I was visiting a good friend the other day and he was in an upset state about what he believed was the ‘loss of heart’ in worldly matters. What a big concept ‘worldly matters’ is but it got me thinking about the ‘heart’ of the malaise in economic, environmental and social politics.

The current way of deducing value is based on a measurement and profit assessment. What is put in or taken out, must result in a marketable profit at the end. Goods and services are not valued at their core root, rather the projections of what the intrinsic value is, is measured against what the straight cost of manufacture is.

IMG_4717The remarkable missing link in all these projections of course is the natural ‘capital’ of an item and what the cost would be if that item was suddenly to disappear. Take for instance water. In no balance sheet is water considered as an irreplaceable asset. Without that value, its vital contribution is ignored; or in full hubris of man, considered ‘manageable’.
Without that factor, what is produceable can be sold to you at a ‘profit’. This makes sense to a point but then you pause and wonder; what is the true ‘cost’ of what I am ‘buying’? As the trend of ethical consumerism is on the rise it will cause a ripple effect and urge pause for thought for the consumers out there who do consider the full value chain of what it is they are buying in to.
I am one of them and gone are the days when I could just go and buy some washing powder, or heaven forbid, milk. The way in which it has been manufactured and brought to me becomes a very real consideration as to whether I will engage with that product or not. And as a result my current choices for every day goods are very limited.

I was chatting to an editor friend of mine who runs a much more challenging publication than this and he said to me (jokingly), “After you have read what I have to say you will hardly want to buy or eat another thing, ever again.” This is a paradox I have to escape. Of all things, what I choose to wear, eat and fill my home with should not come at a cost of the values that I wish to see espoused in the world. Why should I be caught up in a paradigm of the ‘lesser of two evils’ when all around there are solutions for a remarkable and healthy lifestyle that can actually contribute to the planet?
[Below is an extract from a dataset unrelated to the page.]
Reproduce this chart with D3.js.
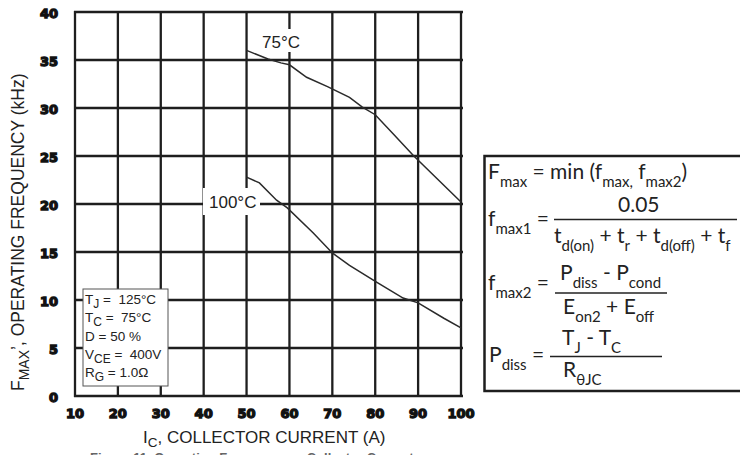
<!DOCTYPE html>
<html>
<head>
<meta charset="utf-8">
<script src="https://cdn.jsdelivr.net/npm/d3@7"></script>
<style>
  body { margin: 0; background: #fff; }
  svg { display: block; }
  text { white-space: pre; }
  .ax { font-family: "Liberation Sans", Arial, sans-serif; fill: #222; }
  .tick-lbl { font-family: "DejaVu Sans", sans-serif; font-weight: bold; font-size: 13px; fill: #111; stroke: #111; stroke-width: 1.3px; }
  .fx { font-family: Lato, "Open Sans", sans-serif; fill: #222; }
</style>
</head>
<body>
<div id="chart"></div>
<script>
// tick values
const currentTicks = [10, 20, 30, 40, 50, 60, 70, 80, 90, 100];
const freqTicks = [0, 5, 10, 15, 20, 25, 30, 35, 40];

// curves (A, kHz)
const t75Current = [50, 55, 58, 60, 64, 69, 74, 77, 80, 84, 89, 100];
const t75Freq    = [36.0, 35.1, 34.7, 34.5, 33.2, 32.2, 31.1, 30.1, 29.3, 27.4, 25.0, 20.2];
const t100Current = [50, 53, 57, 59.5, 65.5, 70, 74, 80.5, 86.5, 90, 96, 100];
const t100Freq    = [22.8, 22.2, 20.4, 19.6, 17.0, 14.9, 13.6, 11.8, 10.2, 9.7, 8.1, 7.1];

// test conditions
const condLabels = [["T", "J", " =  125°C"], ["T", "C", " =  75°C"], ["D = 50 %", "", ""], ["V", "CE", " =  400V"], ["R", "G", " = 1.0Ω"]];

const W = 740, H = 455;
const svg = d3.select("#chart").append("svg").attr("width", W).attr("height", H);

let x = d3.scaleLinear().domain([10, 100]).range([75, 461]);
let y = d3.scaleLinear().domain([0, 40]).range([396, 12]);

// grid
let grid = svg.append("g").attr("stroke", "#1e1e1e").attr("stroke-width", 2.3);
grid.selectAll("line.v").data(currentTicks).join("line")
  .attr("x1", d => x(d)).attr("x2", d => x(d))
  .attr("y1", y(40) - 1).attr("y2", y(0) + 1);
grid.selectAll("line.h").data(freqTicks).join("line")
  .attr("y1", d => y(d)).attr("y2", d => y(d))
  .attr("x1", x(10) - 1).attr("x2", x(100) + 2);

// tick labels
svg.selectAll("text.yt").data(freqTicks).join("text")
  .attr("class", "tick-lbl")
  .attr("x", 58).attr("y", d => y(d) + 5.5)
  .attr("text-anchor", "end")
  .text(d => d);
svg.selectAll("text.xt").data(currentTicks).join("text")
  .attr("class", "tick-lbl")
  .attr("x", d => x(d)).attr("y", 418)
  .attr("text-anchor", "middle")
  .text(d => d);

// curve labels with white backing
function curveLabel(txt, bx, by, bw, bh, tx, ty) {
  svg.append("rect").attr("x", bx).attr("y", by).attr("width", bw).attr("height", bh).attr("fill", "#fff");
  svg.append("text").attr("class", "ax").attr("x", tx).attr("y", ty)
    .style("font-size", "17px").text(txt);
}
curveLabel("75°C", 258, 29, 44, 23, 262, 48);
curveLabel("100°C", 203, 188, 57, 27, 209, 208);

// curves
let line = d3.line().x(d => x(d[0])).y(d => y(d[1]));
[[t75Current, t75Freq], [t100Current, t100Freq]].forEach(function(s) {
  svg.append("path")
    .datum(d3.zip(s[0], s[1]))
    .attr("fill", "none")
    .attr("stroke", "#2a2a2a")
    .attr("stroke-width", 1.5)
    .attr("d", line);
});

// conditions box
svg.append("rect").attr("x", 83).attr("y", 289).attr("width", 85).attr("height", 97)
  .attr("fill", "#fff").attr("stroke", "#555").attr("stroke-width", 1);
condLabels.forEach(function(c, i) {
  let t = svg.append("text").attr("class", "ax").attr("x", 85).attr("y", 304 + i * 18.3)
    .style("font-size", "13.5px");
  t.append("tspan").text(c[0]);
  if (c[1]) {
    t.append("tspan").attr("dy", 4).style("font-size", "12px").text(c[1]);
    t.append("tspan").attr("dy", -4).text(c[2]);
  }
});

// axis titles
let xt = svg.append("text").attr("class", "ax").attr("x", 143).attr("y", 443).style("font-size", "17px");
xt.append("tspan").text("I");
xt.append("tspan").attr("dy", 4).style("font-size", "13.5px").text("C");
xt.append("tspan").attr("dy", -4).text(", COLLECTOR CURRENT (A)");

let yt = svg.append("text").attr("class", "ax")
  .attr("transform", "translate(24,391) rotate(-90)").style("font-size", "17.5px");
yt.append("tspan").text("F");
yt.append("tspan").attr("dy", 5).style("font-size", "14px").text("MAX");
yt.append("tspan").attr("dy", -5).text("’, OPERATING FREQUENCY (kHz)");

// caption (partly cut by the bottom edge, as in the source)
svg.append("text").attr("class", "ax").attr("x", 90).attr("y", 462)
  .style("font-size", "13px").style("font-weight", "bold").style("fill", "#666")
  .text("Figure 11. Operating Frequency vs Collector Current");

// formula box
svg.append("rect").attr("x", 484.5).attr("y", 156).attr("width", 280).attr("height", 235)
  .attr("fill", "#fff").attr("stroke", "#1e1e1e").attr("stroke-width", 2.5);

// parts: [text, isSub]
function formula(parts, px, py, size, subSize) {
  let t = svg.append("text").attr("class", "fx").attr("x", px).attr("y", py).style("font-size", size + "px");
  let sub = false;
  parts.forEach(function(p) {
    let ts = t.append("tspan").text(p[0]);
    if (p[1] && !sub) { ts.attr("dy", 8).style("font-size", subSize + "px"); sub = true; }
    else if (p[1]) { ts.style("font-size", subSize + "px"); }
    else if (!p[1] && sub) { ts.attr("dy", -8); sub = false; }
  });
  return t;
}
function bar(x1, x2, yy) {
  svg.append("line").attr("x1", x1).attr("x2", x2).attr("y1", yy).attr("y2", yy)
    .attr("stroke", "#222").attr("stroke-width", 1.6);
}

formula([["F"], ["max", 1], [" = min (f"], ["max,", 1], [" f"], ["max2", 1], [")"]], 488, 179, 21, 15);

formula([["f"], ["max1", 1], [" ="]], 488, 226, 21, 15);
formula([["0.05"]], 618, 212, 21, 15);
bar(554, 737, 219.5);
formula([["t"], ["d(on)", 1], [" + t"], ["r", 1], [" + t"], ["d(off)", 1], [" + t"], ["f", 1]], 554, 243, 21, 15);

formula([["f"], ["max2", 1], [" ="]], 488, 290, 21, 15);
formula([["P"], ["diss", 1], [" - P"], ["cond", 1]], 560, 280, 21, 15);
bar(555, 667, 293);
formula([["E"], ["on2", 1], [" + E"], ["off", 1]], 563, 314, 21, 15);

formula([["P"], ["diss", 1], [" ="]], 489, 362, 21, 15);
formula([["T"], ["J", 1], [" - T"], ["C", 1]], 562, 345, 21, 15);
bar(550, 662, 356.5);
formula([["R"], ["θJC", 1]], 563, 377, 21, 15);
</script>
</body>
</html>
As I write that I question my lifestyle; how I work, eat, participate, contribute and consume. This is the condition that comes from being active in the paradigm of economic and social awareness linked to environmental custodianship. Being conscious is not without its contradictions and as I run a hot bath in the face of a freezing day I acknowledge the many who can not do such a thing. As I drive to work and balance my ‘no-car’ day, I acknowledge the many who rely on a volatile pubic transport system to get them to the place they earn their living. As I walk past racks of meat in the supermarket, slaughtered in the conventional way, I block my ears against the injustice of factory farming and the heinous cruelty the mammals that feed so many have to live in before they end up as dinner.
Yet when the wish to change these practises is enthused, the black board reminder about the ‘economics’ of the impact of the decision takes the classroom stage. We are told that unless it makes sense on the balance sheet it will never be considered.
As I listen to this reasoning, my heart beats like an untimely clock and it asks loudly, “Who decides the value of the heart of things? At what stage does the unquantifiable overtake the bottom line of an accountant’s balance sheet and the health of an ecosystem or the value of a creature extend beyond that of a currency note and a shareholder’s limited interest?”

At what stage do the hearts that make up this world find a common reasoning to live with intent and the cause of common good, rather than profiteering and the concept of loss if we have a change of heart? What does that change of heart cost?